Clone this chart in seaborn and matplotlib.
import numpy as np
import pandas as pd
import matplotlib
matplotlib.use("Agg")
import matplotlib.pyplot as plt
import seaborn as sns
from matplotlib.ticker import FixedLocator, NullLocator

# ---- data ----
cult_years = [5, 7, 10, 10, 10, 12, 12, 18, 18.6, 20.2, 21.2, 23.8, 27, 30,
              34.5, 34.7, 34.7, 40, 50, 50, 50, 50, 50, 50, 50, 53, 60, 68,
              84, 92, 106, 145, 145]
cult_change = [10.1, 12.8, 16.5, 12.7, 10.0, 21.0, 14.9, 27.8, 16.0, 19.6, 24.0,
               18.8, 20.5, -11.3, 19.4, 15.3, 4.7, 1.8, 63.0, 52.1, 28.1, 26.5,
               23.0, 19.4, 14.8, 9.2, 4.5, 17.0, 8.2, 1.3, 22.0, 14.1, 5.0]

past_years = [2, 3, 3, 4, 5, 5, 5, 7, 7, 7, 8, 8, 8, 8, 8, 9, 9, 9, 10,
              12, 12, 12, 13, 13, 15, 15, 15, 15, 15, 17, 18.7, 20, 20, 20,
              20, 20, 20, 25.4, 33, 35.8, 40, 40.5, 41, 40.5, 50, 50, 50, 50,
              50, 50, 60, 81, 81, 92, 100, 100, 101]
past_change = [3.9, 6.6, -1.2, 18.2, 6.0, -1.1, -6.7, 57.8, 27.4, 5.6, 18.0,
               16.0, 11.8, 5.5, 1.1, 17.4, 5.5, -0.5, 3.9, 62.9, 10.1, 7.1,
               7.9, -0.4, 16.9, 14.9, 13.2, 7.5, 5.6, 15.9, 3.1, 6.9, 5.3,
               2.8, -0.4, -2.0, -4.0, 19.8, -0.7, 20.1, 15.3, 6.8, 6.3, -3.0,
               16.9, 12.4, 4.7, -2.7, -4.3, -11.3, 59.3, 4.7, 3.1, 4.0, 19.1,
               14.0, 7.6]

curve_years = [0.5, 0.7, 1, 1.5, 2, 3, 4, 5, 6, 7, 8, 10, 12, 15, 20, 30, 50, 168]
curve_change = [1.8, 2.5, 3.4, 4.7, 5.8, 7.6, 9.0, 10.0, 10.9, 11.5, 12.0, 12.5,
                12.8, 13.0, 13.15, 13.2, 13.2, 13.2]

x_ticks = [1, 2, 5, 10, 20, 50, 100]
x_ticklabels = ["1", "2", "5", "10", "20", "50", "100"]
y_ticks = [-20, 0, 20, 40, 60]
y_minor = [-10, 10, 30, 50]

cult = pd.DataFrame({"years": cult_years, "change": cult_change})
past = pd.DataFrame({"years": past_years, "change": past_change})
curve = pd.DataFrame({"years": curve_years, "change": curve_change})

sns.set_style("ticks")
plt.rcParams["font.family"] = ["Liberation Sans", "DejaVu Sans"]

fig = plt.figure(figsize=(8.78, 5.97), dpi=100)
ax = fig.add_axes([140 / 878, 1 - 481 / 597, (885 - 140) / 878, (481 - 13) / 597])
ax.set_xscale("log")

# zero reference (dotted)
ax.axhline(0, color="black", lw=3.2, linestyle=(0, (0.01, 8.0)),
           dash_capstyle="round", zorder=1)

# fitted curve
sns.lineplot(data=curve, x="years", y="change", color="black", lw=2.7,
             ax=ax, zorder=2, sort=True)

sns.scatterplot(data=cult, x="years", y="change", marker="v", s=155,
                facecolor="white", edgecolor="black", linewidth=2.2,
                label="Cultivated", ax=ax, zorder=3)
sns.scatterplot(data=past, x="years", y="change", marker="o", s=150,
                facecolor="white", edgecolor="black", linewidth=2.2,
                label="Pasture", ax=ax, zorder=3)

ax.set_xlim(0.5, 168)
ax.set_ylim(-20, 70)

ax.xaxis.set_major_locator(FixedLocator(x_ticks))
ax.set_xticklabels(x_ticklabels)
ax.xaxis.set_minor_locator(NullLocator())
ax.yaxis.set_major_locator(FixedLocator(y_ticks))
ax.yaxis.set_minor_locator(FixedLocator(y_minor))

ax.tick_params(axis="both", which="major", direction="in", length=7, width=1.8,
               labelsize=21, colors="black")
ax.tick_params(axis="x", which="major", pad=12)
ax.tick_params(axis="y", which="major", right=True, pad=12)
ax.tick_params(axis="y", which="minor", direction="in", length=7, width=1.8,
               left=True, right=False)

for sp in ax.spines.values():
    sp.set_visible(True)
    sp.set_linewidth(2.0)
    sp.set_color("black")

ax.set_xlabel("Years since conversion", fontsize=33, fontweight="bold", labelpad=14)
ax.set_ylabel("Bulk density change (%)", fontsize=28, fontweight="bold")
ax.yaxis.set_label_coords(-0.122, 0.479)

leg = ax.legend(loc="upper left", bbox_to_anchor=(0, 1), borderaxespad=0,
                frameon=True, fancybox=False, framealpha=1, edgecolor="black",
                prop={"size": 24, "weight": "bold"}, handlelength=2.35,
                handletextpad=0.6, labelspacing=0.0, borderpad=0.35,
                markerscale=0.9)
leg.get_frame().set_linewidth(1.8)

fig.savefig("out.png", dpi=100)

> [REQUIREMENTS] Beginning at the first line above, repeat exactly until the line containing "23.0, 19.4, 14.8, 9.2, 4.5, 17.0, 8.2, 1.3, 22.0, 14.1, 5.0]", which is included.

> [SOLUTION TO THE PROBLEM]
Clone this chart in seaborn and matplotlib.
import numpy as np
import pandas as pd
import matplotlib
matplotlib.use("Agg")
import matplotlib.pyplot as plt
import seaborn as sns
from matplotlib.ticker import FixedLocator, NullLocator

# ---- data ----
cult_years = [5, 7, 10, 10, 10, 12, 12, 18, 18.6, 20.2, 21.2, 23.8, 27, 30,
              34.5, 34.7, 34.7, 40, 50, 50, 50, 50, 50, 50, 50, 53, 60, 68,
              84, 92, 106, 145, 145]
cult_change = [10.1, 12.8, 16.5, 12.7, 10.0, 21.0, 14.9, 27.8, 16.0, 19.6, 24.0,
               18.8, 20.5, -11.3, 19.4, 15.3, 4.7, 1.8, 63.0, 52.1, 28.1, 26.5,
               23.0, 19.4, 14.8, 9.2, 4.5, 17.0, 8.2, 1.3, 22.0, 14.1, 5.0]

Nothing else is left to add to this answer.